* Written problem
Copy each line below without leaving any out.
__________
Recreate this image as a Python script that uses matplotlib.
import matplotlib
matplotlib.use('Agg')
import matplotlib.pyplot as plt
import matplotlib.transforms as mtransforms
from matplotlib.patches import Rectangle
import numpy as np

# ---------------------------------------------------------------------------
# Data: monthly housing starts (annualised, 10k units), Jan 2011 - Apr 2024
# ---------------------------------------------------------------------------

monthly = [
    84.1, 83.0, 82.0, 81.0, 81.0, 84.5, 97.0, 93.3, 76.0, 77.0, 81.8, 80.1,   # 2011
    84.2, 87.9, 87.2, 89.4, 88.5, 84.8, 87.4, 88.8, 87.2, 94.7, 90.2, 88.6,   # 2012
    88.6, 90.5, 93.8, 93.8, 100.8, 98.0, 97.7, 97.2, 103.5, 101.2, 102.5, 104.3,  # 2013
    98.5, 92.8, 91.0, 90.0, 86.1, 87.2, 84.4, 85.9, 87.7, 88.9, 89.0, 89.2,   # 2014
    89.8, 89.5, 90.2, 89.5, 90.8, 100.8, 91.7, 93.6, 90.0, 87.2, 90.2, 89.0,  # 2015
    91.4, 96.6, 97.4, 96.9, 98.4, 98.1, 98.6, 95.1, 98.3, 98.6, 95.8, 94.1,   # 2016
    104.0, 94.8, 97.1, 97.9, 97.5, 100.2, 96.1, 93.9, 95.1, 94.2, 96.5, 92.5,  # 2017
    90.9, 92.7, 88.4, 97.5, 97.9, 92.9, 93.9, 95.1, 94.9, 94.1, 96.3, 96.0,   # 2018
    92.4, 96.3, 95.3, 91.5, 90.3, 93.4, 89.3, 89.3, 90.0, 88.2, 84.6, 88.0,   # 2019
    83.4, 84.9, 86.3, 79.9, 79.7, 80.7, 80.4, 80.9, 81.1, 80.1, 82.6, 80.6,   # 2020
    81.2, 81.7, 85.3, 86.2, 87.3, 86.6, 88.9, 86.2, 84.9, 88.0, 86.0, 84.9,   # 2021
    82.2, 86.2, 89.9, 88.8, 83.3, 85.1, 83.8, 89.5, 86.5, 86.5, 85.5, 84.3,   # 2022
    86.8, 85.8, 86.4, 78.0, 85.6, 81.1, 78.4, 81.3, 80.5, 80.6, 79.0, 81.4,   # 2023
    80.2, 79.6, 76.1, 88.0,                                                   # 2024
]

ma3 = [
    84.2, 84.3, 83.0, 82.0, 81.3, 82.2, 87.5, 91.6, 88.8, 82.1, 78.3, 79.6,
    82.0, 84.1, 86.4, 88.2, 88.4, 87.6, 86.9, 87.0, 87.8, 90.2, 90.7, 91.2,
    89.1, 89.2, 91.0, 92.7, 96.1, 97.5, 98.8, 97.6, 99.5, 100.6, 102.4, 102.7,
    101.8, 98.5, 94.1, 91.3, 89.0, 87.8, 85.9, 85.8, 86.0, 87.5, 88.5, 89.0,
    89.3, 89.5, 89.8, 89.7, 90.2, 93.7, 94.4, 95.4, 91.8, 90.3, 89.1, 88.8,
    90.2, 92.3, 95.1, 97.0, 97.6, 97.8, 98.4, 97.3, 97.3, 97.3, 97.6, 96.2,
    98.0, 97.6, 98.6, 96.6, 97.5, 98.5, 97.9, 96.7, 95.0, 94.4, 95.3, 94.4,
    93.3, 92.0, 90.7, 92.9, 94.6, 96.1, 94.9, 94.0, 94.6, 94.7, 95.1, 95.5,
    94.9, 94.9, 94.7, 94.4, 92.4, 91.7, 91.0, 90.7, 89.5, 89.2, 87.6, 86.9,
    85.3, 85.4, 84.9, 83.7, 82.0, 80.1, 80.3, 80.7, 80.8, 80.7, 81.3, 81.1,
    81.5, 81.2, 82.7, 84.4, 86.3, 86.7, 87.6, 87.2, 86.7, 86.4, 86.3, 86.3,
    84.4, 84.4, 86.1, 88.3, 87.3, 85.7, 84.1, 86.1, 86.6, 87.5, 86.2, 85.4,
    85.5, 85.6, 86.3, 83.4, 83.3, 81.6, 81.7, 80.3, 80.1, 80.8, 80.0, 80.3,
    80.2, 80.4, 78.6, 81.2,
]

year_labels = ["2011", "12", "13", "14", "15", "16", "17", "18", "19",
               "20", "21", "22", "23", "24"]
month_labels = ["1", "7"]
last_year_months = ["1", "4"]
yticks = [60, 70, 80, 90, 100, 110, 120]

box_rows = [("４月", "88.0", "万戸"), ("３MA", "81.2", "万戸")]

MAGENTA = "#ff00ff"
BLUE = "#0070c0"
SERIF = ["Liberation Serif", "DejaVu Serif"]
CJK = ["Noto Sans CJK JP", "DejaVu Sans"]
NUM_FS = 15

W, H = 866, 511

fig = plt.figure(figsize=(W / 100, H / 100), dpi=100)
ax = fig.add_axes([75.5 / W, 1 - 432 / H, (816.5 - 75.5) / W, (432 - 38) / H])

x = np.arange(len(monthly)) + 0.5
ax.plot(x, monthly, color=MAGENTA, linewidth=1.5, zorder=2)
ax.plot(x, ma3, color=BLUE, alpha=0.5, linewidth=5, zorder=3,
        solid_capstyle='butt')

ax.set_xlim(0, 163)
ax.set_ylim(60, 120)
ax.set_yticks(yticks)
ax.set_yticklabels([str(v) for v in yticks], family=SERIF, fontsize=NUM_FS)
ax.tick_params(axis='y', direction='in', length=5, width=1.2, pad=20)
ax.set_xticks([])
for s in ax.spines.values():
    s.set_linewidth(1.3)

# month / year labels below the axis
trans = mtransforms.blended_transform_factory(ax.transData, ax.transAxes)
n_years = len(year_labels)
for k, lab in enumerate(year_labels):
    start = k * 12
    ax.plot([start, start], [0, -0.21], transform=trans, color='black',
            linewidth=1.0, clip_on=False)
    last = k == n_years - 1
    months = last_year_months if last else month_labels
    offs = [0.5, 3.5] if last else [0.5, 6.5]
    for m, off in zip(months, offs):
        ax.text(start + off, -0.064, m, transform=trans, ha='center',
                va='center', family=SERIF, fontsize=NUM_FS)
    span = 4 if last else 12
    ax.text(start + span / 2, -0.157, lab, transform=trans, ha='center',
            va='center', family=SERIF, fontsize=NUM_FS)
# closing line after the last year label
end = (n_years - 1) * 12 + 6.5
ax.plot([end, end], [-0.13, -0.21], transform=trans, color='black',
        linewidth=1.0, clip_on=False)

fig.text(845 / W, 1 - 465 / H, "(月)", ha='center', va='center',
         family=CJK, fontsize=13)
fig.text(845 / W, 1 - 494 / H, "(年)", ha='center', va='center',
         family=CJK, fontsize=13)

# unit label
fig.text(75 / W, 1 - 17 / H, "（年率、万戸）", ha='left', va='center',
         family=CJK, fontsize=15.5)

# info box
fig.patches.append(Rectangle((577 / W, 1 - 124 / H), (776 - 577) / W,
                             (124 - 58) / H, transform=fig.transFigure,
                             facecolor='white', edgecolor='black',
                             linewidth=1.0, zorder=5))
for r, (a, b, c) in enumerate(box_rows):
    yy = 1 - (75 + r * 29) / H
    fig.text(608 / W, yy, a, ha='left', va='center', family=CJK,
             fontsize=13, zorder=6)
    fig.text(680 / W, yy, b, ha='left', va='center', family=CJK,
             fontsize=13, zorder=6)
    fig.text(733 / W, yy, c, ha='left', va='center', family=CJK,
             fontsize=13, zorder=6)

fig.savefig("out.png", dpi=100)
__________
* Complete output
Recreate this image as a Python script that uses matplotlib.
import matplotlib
matplotlib.use('Agg')
import matplotlib.pyplot as plt
import matplotlib.transforms as mtransforms
from matplotlib.patches import Rectangle
import numpy as np

# ---------------------------------------------------------------------------
# Data: monthly housing starts (annualised, 10k units), Jan 2011 - Apr 2024
# ---------------------------------------------------------------------------

monthly = [
    84.1, 83.0, 82.0, 81.0, 81.0, 84.5, 97.0, 93.3, 76.0, 77.0, 81.8, 80.1,   # 2011
    84.2, 87.9, 87.2, 89.4, 88.5, 84.8, 87.4, 88.8, 87.2, 94.7, 90.2, 88.6,   # 2012
    88.6, 90.5, 93.8, 93.8, 100.8, 98.0, 97.7, 97.2, 103.5, 101.2, 102.5, 104.3,  # 2013
    98.5, 92.8, 91.0, 90.0, 86.1, 87.2, 84.4, 85.9, 87.7, 88.9, 89.0, 89.2,   # 2014
    89.8, 89.5, 90.2, 89.5, 90.8, 100.8, 91.7, 93.6, 90.0, 87.2, 90.2, 89.0,  # 2015
    91.4, 96.6, 97.4, 96.9, 98.4, 98.1, 98.6, 95.1, 98.3, 98.6, 95.8, 94.1,   # 2016
    104.0, 94.8, 97.1, 97.9, 97.5, 100.2, 96.1, 93.9, 95.1, 94.2, 96.5, 92.5,  # 2017
    90.9, 92.7, 88.4, 97.5, 97.9, 92.9, 93.9, 95.1, 94.9, 94.1, 96.3, 96.0,   # 2018
    92.4, 96.3, 95.3, 91.5, 90.3, 93.4, 89.3, 89.3, 90.0, 88.2, 84.6, 88.0,   # 2019
    83.4, 84.9, 86.3, 79.9, 79.7, 80.7, 80.4, 80.9, 81.1, 80.1, 82.6, 80.6,   # 2020
    81.2, 81.7, 85.3, 86.2, 87.3, 86.6, 88.9, 86.2, 84.9, 88.0, 86.0, 84.9,   # 2021
    82.2, 86.2, 89.9, 88.8, 83.3, 85.1, 83.8, 89.5, 86.5, 86.5, 85.5, 84.3,   # 2022
    86.8, 85.8, 86.4, 78.0, 85.6, 81.1, 78.4, 81.3, 80.5, 80.6, 79.0, 81.4,   # 2023
    80.2, 79.6, 76.1, 88.0,                                                   # 2024
]

ma3 = [
    84.2, 84.3, 83.0, 82.0, 81.3, 82.2, 87.5, 91.6, 88.8, 82.1, 78.3, 79.6,
    82.0, 84.1, 86.4, 88.2, 88.4, 87.6, 86.9, 87.0, 87.8, 90.2, 90.7, 91.2,
    89.1, 89.2, 91.0, 92.7, 96.1, 97.5, 98.8, 97.6, 99.5, 100.6, 102.4, 102.7,
    101.8, 98.5, 94.1, 91.3, 89.0, 87.8, 85.9, 85.8, 86.0, 87.5, 88.5, 89.0,
    89.3, 89.5, 89.8, 89.7, 90.2, 93.7, 94.4, 95.4, 91.8, 90.3, 89.1, 88.8,
    90.2, 92.3, 95.1, 97.0, 97.6, 97.8, 98.4, 97.3, 97.3, 97.3, 97.6, 96.2,
    98.0, 97.6, 98.6, 96.6, 97.5, 98.5, 97.9, 96.7, 95.0, 94.4, 95.3, 94.4,
    93.3, 92.0, 90.7, 92.9, 94.6, 96.1, 94.9, 94.0, 94.6, 94.7, 95.1, 95.5,
    94.9, 94.9, 94.7, 94.4, 92.4, 91.7, 91.0, 90.7, 89.5, 89.2, 87.6, 86.9,
    85.3, 85.4, 84.9, 83.7, 82.0, 80.1, 80.3, 80.7, 80.8, 80.7, 81.3, 81.1,
    81.5, 81.2, 82.7, 84.4, 86.3, 86.7, 87.6, 87.2, 86.7, 86.4, 86.3, 86.3,
    84.4, 84.4, 86.1, 88.3, 87.3, 85.7, 84.1, 86.1, 86.6, 87.5, 86.2, 85.4,
    85.5, 85.6, 86.3, 83.4, 83.3, 81.6, 81.7, 80.3, 80.1, 80.8, 80.0, 80.3,
    80.2, 80.4, 78.6, 81.2,
]

year_labels = ["2011", "12", "13", "14", "15", "16", "17", "18", "19",
               "20", "21", "22", "23", "24"]
month_labels = ["1", "7"]
last_year_months = ["1", "4"]
yticks = [60, 70, 80, 90, 100, 110, 120]

box_rows = [("４月", "88.0", "万戸"), ("３MA", "81.2", "万戸")]

MAGENTA = "#ff00ff"
BLUE = "#0070c0"
SERIF = ["Liberation Serif", "DejaVu Serif"]
CJK = ["Noto Sans CJK JP", "DejaVu Sans"]
NUM_FS = 15

W, H = 866, 511

fig = plt.figure(figsize=(W / 100, H / 100), dpi=100)
ax = fig.add_axes([75.5 / W, 1 - 432 / H, (816.5 - 75.5) / W, (432 - 38) / H])

x = np.arange(len(monthly)) + 0.5
ax.plot(x, monthly, color=MAGENTA, linewidth=1.5, zorder=2)
ax.plot(x, ma3, color=BLUE, alpha=0.5, linewidth=5, zorder=3,
        solid_capstyle='butt')

ax.set_xlim(0, 163)
ax.set_ylim(60, 120)
ax.set_yticks(yticks)
ax.set_yticklabels([str(v) for v in yticks], family=SERIF, fontsize=NUM_FS)
ax.tick_params(axis='y', direction='in', length=5, width=1.2, pad=20)
ax.set_xticks([])
for s in ax.spines.values():
    s.set_linewidth(1.3)

# month / year labels below the axis
trans = mtransforms.blended_transform_factory(ax.transData, ax.transAxes)
n_years = len(year_labels)
for k, lab in enumerate(year_labels):
    start = k * 12
    ax.plot([start, start], [0, -0.21], transform=trans, color='black',
            linewidth=1.0, clip_on=False)
    last = k == n_years - 1
    months = last_year_months if last else month_labels
    offs = [0.5, 3.5] if last else [0.5, 6.5]
    for m, off in zip(months, offs):
        ax.text(start + off, -0.064, m, transform=trans, ha='center',
                va='center', family=SERIF, fontsize=NUM_FS)
    span = 4 if last else 12
    ax.text(start + span / 2, -0.157, lab, transform=trans, ha='center',
            va='center', family=SERIF, fontsize=NUM_FS)
# closing line after the last year label
end = (n_years - 1) * 12 + 6.5
ax.plot([end, end], [-0.13, -0.21], transform=trans, color='black',
        linewidth=1.0, clip_on=False)

fig.text(845 / W, 1 - 465 / H, "(月)", ha='center', va='center',
         family=CJK, fontsize=13)
fig.text(845 / W, 1 - 494 / H, "(年)", ha='center', va='center',
         family=CJK, fontsize=13)

# unit label
fig.text(75 / W, 1 - 17 / H, "（年率、万戸）", ha='left', va='center',
         family=CJK, fontsize=15.5)

# info box
fig.patches.append(Rectangle((577 / W, 1 - 124 / H), (776 - 577) / W,
                             (124 - 58) / H, transform=fig.transFigure,
                             facecolor='white', edgecolor='black',
                             linewidth=1.0, zorder=5))
for r, (a, b, c) in enumerate(box_rows):
    yy = 1 - (75 + r * 29) / H
    fig.text(608 / W, yy, a, ha='left', va='center', family=CJK,
             fontsize=13, zorder=6)
    fig.text(680 / W, yy, b, ha='left', va='center', family=CJK,
             fontsize=13, zorder=6)
    fig.text(733 / W, yy, c, ha='left', va='center', family=CJK,
             fontsize=13, zorder=6)

fig.savefig("out.png", dpi=100)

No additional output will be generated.